Apartment in Bab El Louk, by Donia Maher, art by Ganzeer and Ahmed Nady, tr. Elisabeth Jaquette (Darf Publishing)
From Ganzeer in a Q&A with ArabLit: “I would never attempt to pass “The Apartment in Bab El-Louk” as a graphic novel or anything remotely close to it. Just because there are drawings, doesn’t make it a comic book or graphic novel. The sequentiality that would exist on a singular page of your typical graphic novel is nowhere to be seen in this particular book, save for the very last nine pages illustrated by Ahmad Nady. An entire story told in full-page splashes just isn’t a graphic novel. The narration is a little bit more designy, making the book more of a visual album of sorts. Or as you eloquently put it: ‘a fabulous noir poem.'”
Farewell, Damascus, by Ghada Samman, tr. Nancy Roberts (Darf Publishing)
“Farewell Damascus, set in the city during the early 1960s, is both a paean to a beloved homeland and an ode to human dignity. Armed with her customary humor, pathos, and knack for suspense, Ghada Samman fearlessly tackles issues that roil societies across the globe to this day.”
Using Life, by Ahmed Naji & Ayman Zorkany, tr. Benjamin Koerber (University of Texas Press)
If you haven’t heard about this graphic novel hybrid about an apocalyptic contemporary Cairo — an excerpt of which affected a reader’s blood pressure and got author Ahmed Naji a two-year prison sentence and travel ban — then you haven’t been paying attention. Naji won the PEN/Barbey Freedom to Write Award after his imprisonment on charges of “violating public morals” with this dystopian novel of life in Cairo.
The Stillborn: Notebooks of a Woman from the Student-Movement Generation in Egypt, by Arwa Salih, trans. Samah Selim (Seagull Books)
The long-awaited translation of Arwa Salih’s memoir of the 1970s student movement in Cairo, published in 1997, just before her suicide. Translated by the multi-award-winning Samah Selim.
Ascension to Death, by Mamdouh Azzam, tr Max Weiss (Haus Books)
Ascension to Death, which launches Haus Publishing’s new Modern Arabic Classics series, is the first work of acclaimed Syrian writer Mamdouh Azzam to be published in English. Chosen by And Other Stories as part of the Arabic Reading Group; excerpts and more at the AOS website.
We Buried the Past, by Abdelkrim Ghallab, tr Roger Allen (Haus Books)

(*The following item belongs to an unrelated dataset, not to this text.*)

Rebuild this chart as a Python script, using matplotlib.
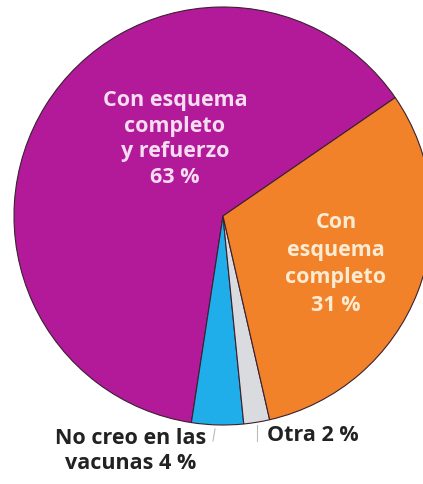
import matplotlib
matplotlib.use("Agg")
import matplotlib.pyplot as plt

categories = ["Con esquema\ncompleto\ny refuerzo", "No creo en las\nvacunas", "Otra", "Con\nesquema\ncompleto"]
values = [63, 4, 2, 31]
colors = ["#B31A9A", "#1FAEEA", "#D9DBDE", "#F2822A"]

W, H = 423, 485
fig = plt.figure(figsize=(W / 100, H / 100), dpi=100)
ax = fig.add_axes([0, 0, 1, 1])

cx, cy, r = 223, H - 217, 209
wedges, _ = ax.pie(values, colors=colors, startangle=34.5, counterclock=True,
                   center=(cx, cy), radius=r, frame=True,
                   wedgeprops=dict(edgecolor="#3a2030", linewidth=0.8))
ax.set_xlim(0, W)
ax.set_ylim(0, H)
ax.set_aspect("equal")
ax.axis("off")

font = "Open Sans"
fs = 15.5
ax.text(175, H - 139, f"{categories[0]}\n{values[0]} %", ha="center", va="center",
        color="#F6DDF1", fontsize=fs, fontweight="bold", family=font, linespacing=1.31)
ax.text(336, H - 264, f"{categories[3]}\n{values[3]} %", ha="center", va="center",
        color="#FCEBD3", fontsize=fs, fontweight="bold", family=font, linespacing=1.40)
lab1 = categories[1].split("\n")
ax.text(131, H - 451, f"{lab1[0]}\n{lab1[1]} {values[1]} %", ha="center", va="center",
        color="#222222", fontsize=fs, fontweight="bold", family=font, linespacing=1.30)
ax.text(267, H - 436, f"{categories[2]} {values[2]} %", ha="left", va="center",
        color="#222222", fontsize=fs, fontweight="bold", family=font)

# leader ticks
ax.plot([215, 213], [H - 430, H - 442], color="#bbbbbb", lw=0.8)
ax.plot([257, 257], [H - 426, H - 442], color="#bbbbbb", lw=0.8)

fig.savefig("out.png", dpi=100)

“Abdelkrim Ghallab’s postcolonial We Buried the Past, originally published in 1966, was the first breakthrough Moroccan novel written in Arabic instead of French. Newly translated into English, this edition brings Ghallab’s most widely read and lauded work to a new audience.”
Arabian Satire: Poetry from the 18th-century Najd, by Hmedan al-Shwe’ir, ed-tr Marcel Kurpershoek (Library of Arabic Literature)
“This lively volume collects poems by Hmedan al-Shwe’ir, who lived in Najd in the Arabian Peninsula shortly before the hegemony of the Wahhabi movement in the early 18th century. A master of satire known for his ribald humor, self-deprecation, and invective verse (hija), Hmedan was acerbic in his criticisms of society and its morals, voiced in in a poetic idiom that is widely referred to as “Nabati,” here a mix of Najdi vernacular and archaic vocabulary and images dating back to the origins of Arabic poetry.”
The Tree Stump, by Samiha Khrais tr. Nesreen Akhtarkhavari (Michigan State University Press)
“One of the most prominent Arabic novels to document the intricate details of the revolt of the Arabs against the Turks and their collaboration with the English, The Tree Stumpbrings to life a critical period of history that includes key players such as King Faisal, Odeh Abu Tayeh , and T. E. Lawrence. It places the reader in the heart of that remarkable era with accuracy, authenticity, and an added human dimension that introduces the Arabian Desert people, traditions, and way of life.”
How to Mend: On Motherhood and Its Ghosts, by Iman Mersal, tr. Robin Moger (Kayfa Ta)
“In How to Mend: Motherhood and Its Ghosts, the author moves through unfamiliar spaces – internal, fluid and complex. Her voice changes, moving in and out of focus, back and forth in time, and across different physical spaces and cultural spaces. The strokes of the book are fine and interlacing, moving between the lyrical, diaristic, poetic and academic. They are quite serious and burdened steps towards an inner-space that is often neglected and dismissed from mainstream writings on motherhood.”